The Taoiseach has defended his appointment of Darragh O'Brien to the Seanad for the short remainder of the term.

The appointment is to fill the vacancy recently created by the election of Ciarán Cannon to the Dáil.

Darragh O'Brien, 36, was a TD for the Dublin North Constituency who failed to get elected in the General Election.

Speaking in Tullamore, Mr Cowen said it was at the discretion of the Taoiseach if a vacancy arises to appoint a replacement for one of the eleven nominees of the Taoiseach in the Seanad.

The Taoiseach said he wanted to acknowledge that Darragh O'Brien is going to be part of a big future for Fianna Fáil.

He said he was very impressed by him and he wanted to give him that acknowledgement over the next few weeks as he prepared for the Seanad elections.

Mr Cowen reiterated the fact that it was the practice of successive Taoisigh over the years when a vacancy arises to fill it.

Meanwhile, a meeting of the Fianna Fáil Ard Comhairle ended just after 9pm after three hours of discussion.

According to sources at the meeting, Micheál Martin gave assurances that he would not interfere with the various nominating bodies who select candidates for the Seanad elections.

The Fianna Fáil leader did ask for support in bringing in a 'strategic plan' for the Seanad.

It is also understood that Micheál Martin was given the authority to pick replacements for the vacant Fianna Fáil County Council seats, which need to be filled as a result of the General Election.

Fianna Fáil's problems in Dublin were also highlighted at the meeting, which was described as 'vibrant' and 'not acromonious'.

Elsewhere, a total of 47 candidates have put their names forward to contest the six Seanad seats that will be filled in the university constituency.

Out of the 60 seats, six are to be filled from the university constituency of NUI and Trinity College Dublin.

47 candidates formally put their names forward today.
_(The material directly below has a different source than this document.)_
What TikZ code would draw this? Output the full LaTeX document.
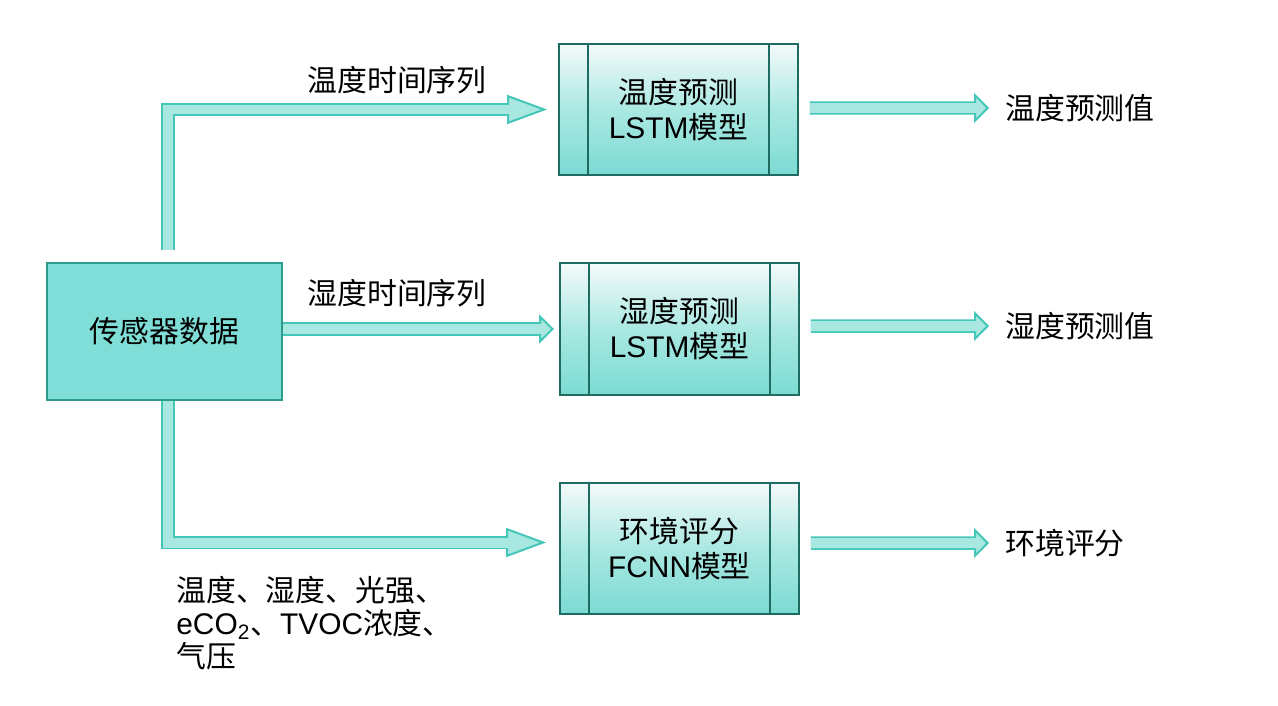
\documentclass[tikz,border=0pt]{standalone}
\usepackage{fontspec}
\setmainfont{Liberation Sans}
\newfontfamily\cjk{Noto Sans CJK SC}
\usepackage{tikz}
\usetikzlibrary{arrows.meta}
\definecolor{boxfill}{HTML}{7FDFD8}
\definecolor{srcline}{HTML}{2C9B8C}
\definecolor{modelline}{HTML}{1E6B61}
\definecolor{gradtop}{HTML}{F4FAFA}
\definecolor{gradmid}{HTML}{AAE8E2}
\definecolor{gradbot}{HTML}{7BDBD3}
\definecolor{arrowfill}{HTML}{A8E8E0}
\definecolor{arrowline}{HTML}{44C7B8}
\tikzset{
  source/.style={draw=srcline, line width=0.04cm, fill=boxfill, minimum width=4.7cm,
    minimum height=2.74cm, font=\fontsize{17}{20}\selectfont\cjk},
  model/.style={draw=modelline, line width=0.04cm, top color=gradtop, bottom color=gradbot,
    middle color=gradmid, minimum width=4.78cm, minimum height=2.64cm, align=center,
    font=\fontsize{17}{20}\selectfont},
  label/.style={inner sep=0pt, font=\fontsize{17}{18.7}\selectfont},
  flow/.style n args={3}{draw=arrowline, line width=0.27cm, line join=miter, shorten >=#1,
    -{Triangle[length=#2, width=#3, line width=0.04cm, fill=arrowfill]},
    postaction={draw=arrowfill, line width=0.2cm, -, shorten >=#1+#2-0.1cm}}
}

\begin{document}
\begin{tikzpicture}[x=0.02cm, y=-0.02cm]
\useasboundingbox (0,0) rectangle (1278,706);
\node[source] (src) at (164.5,331.5) {传感器数据};
\node[model] (temp) at (678.5,109.5) {{\cjk 温度预测}\\LSTM{\cjk 模型}};
\node[model] (hum) at (679.5,329) {{\cjk 湿度预测}\\LSTM{\cjk 模型}};
\node[model] (env) at (679.5,548.5) {{\cjk 环境评分}\\FCNN{\cjk 模型}};
\foreach \m in {temp, hum, env} {
  \draw[modelline, line width=0.04cm] ([xshift=0.6cm]\m.north west) -- ([xshift=0.6cm]\m.south west)
    ([xshift=-0.6cm]\m.north east) -- ([xshift=-0.6cm]\m.south east);
}

% labels
\node[label] (tempseq) at (397,80) {\cjk 温度时间序列};
\node[label] (humseq) at (397,293) {\cjk 湿度时间序列};
\node[label, anchor=north west, align=left] (inputs) at (176,576)
  {{\cjk 温度、湿度、光强、}\\eCO\textsubscript{2}{\cjk 、}TVOC{\cjk 浓度、}\\{\cjk 气压}};
\node[label, anchor=west] (tempout) at (1005,108) {\cjk 温度预测值};
\node[label, anchor=west] (humout) at (1005,326) {\cjk 湿度预测值};
\node[label, anchor=west] (envout) at (1005,543) {\cjk 环境评分};

% arrows
\draw[flow={0.22cm}{0.8cm}{0.58cm}, shorten <=0.24cm] ([xshift=0.07cm]src.north) |- (temp.west);
\draw[flow={0.1cm}{0.3cm}{0.58cm}] (src.east |- hum.west) -- (hum.west);
\draw[flow={0.26cm}{0.8cm}{0.58cm}] ([xshift=0.07cm]src.south) |- ([yshift=0.12cm]env.west);
\draw[flow={0.32cm}{0.3cm}{0.6cm}, shorten <=0.22cm] ([yshift=0.03cm]temp.east) -- (tempout.west);
\draw[flow={0.32cm}{0.3cm}{0.6cm}, shorten <=0.22cm] ([yshift=0.06cm]hum.east) -- (humout.west);
\draw[flow={0.32cm}{0.3cm}{0.6cm}, shorten <=0.22cm] ([yshift=0.11cm]env.east) -- (envout.west);
\end{tikzpicture}
\end{document}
High-profile names include Senators Fiona O'Malley, Ivana Bacik, David Norris, Feargal Quinn, John Crown, Rónán Mullen and economist Marc Coleman.

Elsewhere, Fianna Fáil leader Micheál Martin's idea of getting younger candidates to go forward to contest the Seanad election is due to be discussed an Ard Chomhairle meeting tonight.

The notion has already caused some tension among sitting senators.

The Seanad is due to sit next Tuesday at 2.30pm.

Senators will debate a bill that aims to give greater protection to sub-contractors to get paid for work they carry out.

Leader of the House Donie Cassidy said there could be more sittings for the House before its April election if the new Government requires it.